Friday, October 14, 2011

Minding the Gap

Bought some DBC early last week when prices were falling into the abyss. My thought was that if markets reversed higher, then this might be good for a trade up to about $28.

Why $28? Because once prices broke below that level last month, $28 defines a formidable resistance level. In the context of technical analysis, resistance defines a price level likely to retard further price advances due to the presence of latent supply--such as all those people who bought around $28 early last month and are now trying to get out at a price that lets them come close to break even. Short sellers may also lean on this level and sell come shares short with tight defined risk (i.e., if prices go north of $28, then shorts consider that as an indicator that this was a bad trade, and subsequently stop themselves out).
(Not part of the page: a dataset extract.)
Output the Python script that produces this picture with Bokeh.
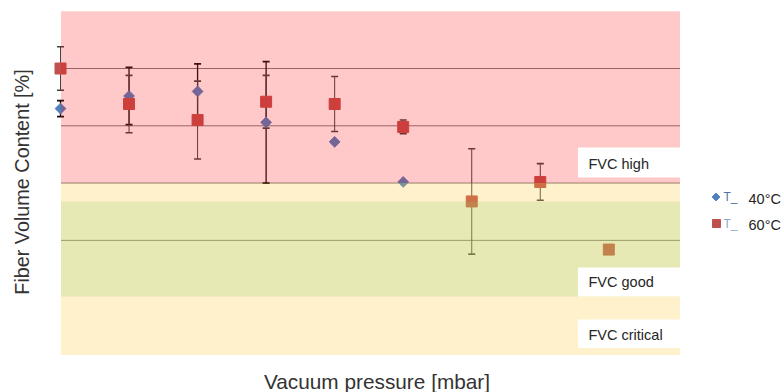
import numpy as np
from bokeh.plotting import figure
from bokeh.models import Label
from bokeh.core.properties import value
from bokeh.embed import file_html
from bokeh.resources import INLINE

# ---------------- data ----------------
sample_40 = [0, 1, 2, 3, 4, 5]
fvc_40 = [56.5, 57.6, 58.0, 55.3, 53.6, 50.1]
err_40 = [0.7, 2.5, 2.4, 5.3, 0.0, 0.0]

sample_60 = [0, 1, 2, 3, 4, 5, 6, 7, 8]
fvc_60 = [60.0, 56.9, 55.5, 57.1, 56.9, 54.9, 48.4, 50.1, 44.2]
err_60 = [1.9, 2.5, 3.4, 2.3, 2.4, 0.6, 4.6, 1.6, 0.0]

grid_levels = [45, 50, 55, 60]
zone_high = [50.0, 65.0]
zone_ok = [35.0, 50.0]
zone_good = [40.1, 48.4]
zone_labels = ["FVC high", "FVC good", "FVC critical"]
series_labels = ["40°C", "60°C"]
x_title = "Vacuum pressure [mbar]"
y_title = "Fiber Volume Content [%]"

# ---------------- pixel <-> data helpers ----------------
W, H = 784, 392
PX0, PX_STEP = 60.0, 68.54
VAL_TOP, PY_TOP, PY_UNIT = 65.0, 10.7, 11.46


def X(px):
    return (px - PX0) / PX_STEP


def Y(py):
    return VAL_TOP - (py - PY_TOP) / PY_UNIT


FONT = "Liberation Sans"
BLUE = "#4f81bd"
RED = "#c0504d"

p = figure(width=W, height=H, x_range=(X(0), X(W)), y_range=(Y(H), Y(0)),
           output_backend="svg", toolbar_location=None, min_border=0,
           x_axis_location=None, y_axis_location=None)
p.outline_line_color = None
p.grid.visible = False
p.background_fill_color = "white"
p.border_fill_color = "white"

bx0, bx1 = X(60.5), X(679.5)

# gridlines (under the translucent zones)
p.segment(x0=[bx0] * len(grid_levels), y0=grid_levels,
          x1=[bx1] * len(grid_levels), y1=grid_levels,
          line_color="#7f7f7f", line_width=1)


def error_bars(xs, ys, es, color, lw):
    xx = [x for x, e in zip(xs, es) if e > 0]
    lo = [y - e for y, e in zip(ys, es) if e > 0]
    hi = [y + e for y, e in zip(ys, es) if e > 0]
    p.segment(x0=xx, y0=lo, x1=xx, y1=hi, line_color=color, line_width=lw)
    p.scatter(xx, lo, marker="dash", size=7, line_color=color, line_width=1.6)
    p.scatter(xx, hi, marker="dash", size=7, line_color=color, line_width=1.6)


error_bars(sample_40, fvc_40, err_40, "#111111", 1.3)
error_bars(sample_60, fvc_60, err_60, "#444444", 1.0)

p.scatter(sample_40, fvc_40, marker="square", angle=np.pi / 4, size=7.6,
          fill_color=BLUE, line_color=BLUE)
p.scatter(sample_60, fvc_60, marker="square", size=11,
          fill_color=RED, line_color=RED)

# translucent zones drawn over the data
p.quad(left=[bx0], right=[bx1], bottom=[zone_ok[0]], top=[zone_ok[1]],
       fill_color=(255, 200, 50), fill_alpha=0.25, line_color=None)
p.quad(left=[bx0], right=[bx1], bottom=[zone_high[0]], top=[zone_high[1]],
       fill_color=(255, 0, 0), fill_alpha=0.21, line_color=None)
p.quad(left=[bx0], right=[bx1], bottom=[zone_good[0]], top=[zone_good[1]],
       fill_color=(145, 205, 95), fill_alpha=0.22, line_color=None)

# zone label boxes
box_px = [(147, 177, 163.3), (267, 296, 281.3), (319, 347.5, 334.2)]
p.quad(left=[X(577.5)] * 3, right=[bx1] * 3,
       bottom=[Y(b[1]) for b in box_px], top=[Y(b[0]) for b in box_px],
       fill_color="white", line_color=None)
p.text(x=[X(588)] * 3, y=[Y(b[2]) for b in box_px], text=zone_labels,
       text_font=value(FONT), text_font_size="14.5px", text_color="#262626",
       text_align="left", text_baseline="middle")

# legend
p.scatter([X(715.5)], [Y(196.5)], marker="square", angle=np.pi / 4, size=5.5,
          fill_color=BLUE, line_color=BLUE)
p.scatter([X(716)], [Y(223)], marker="square", size=8,
          fill_color=RED, line_color=RED)
p.text(x=[X(723)], y=[Y(196)], text=["T_"], text_font=value(FONT),
       text_font_size="12px", text_color="#4f74a8", text_align="left",
       text_baseline="middle")
p.text(x=[X(723)], y=[Y(223)], text=["T_"], text_font=value(FONT),
       text_font_size="12px", text_color="#8fa8cc", text_align="left",
       text_baseline="middle")
p.text(x=[X(748)] * 2, y=[Y(198), Y(224.3)], text=series_labels,
       text_font=value(FONT), text_font_size="14.5px", text_color="#262626",
       text_align="left", text_baseline="middle")

# axis titles
p.add_layout(Label(x=X(376.5), y=Y(380.8), text=x_title, text_align="center",
                   text_baseline="middle", text_font=FONT,
                   text_font_size="20.8px", text_color="#333333"))
p.add_layout(Label(x=X(21), y=Y(181.5), text=y_title, angle=np.pi / 2,
                   text_align="center", text_baseline="middle",
                   text_font=FONT, text_font_size="19.8px",
                   text_color="#333333"))

open("out.html", "w").write(file_html(p, INLINE))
Moreover, gaps similar to the one that reflected the price breakdown in mid Sept often serve as magnets if/when prices retrace. Indeed, there's a saying among technicians that 'all gaps are meant to be filled.'

To add one more tidbit of rationale to my DBC sale, short term stochastics (e.g., the MACD shown above) were looking pretty toppy, suggesting an 'overbought' condition in the near term. Markets tend to ebb and flow between optimism and pessimism on multiple time frames; presently we may be approaching an excess of optimism in the near term.

As such, when DBC lifted into the gap area today, it was time for me to go.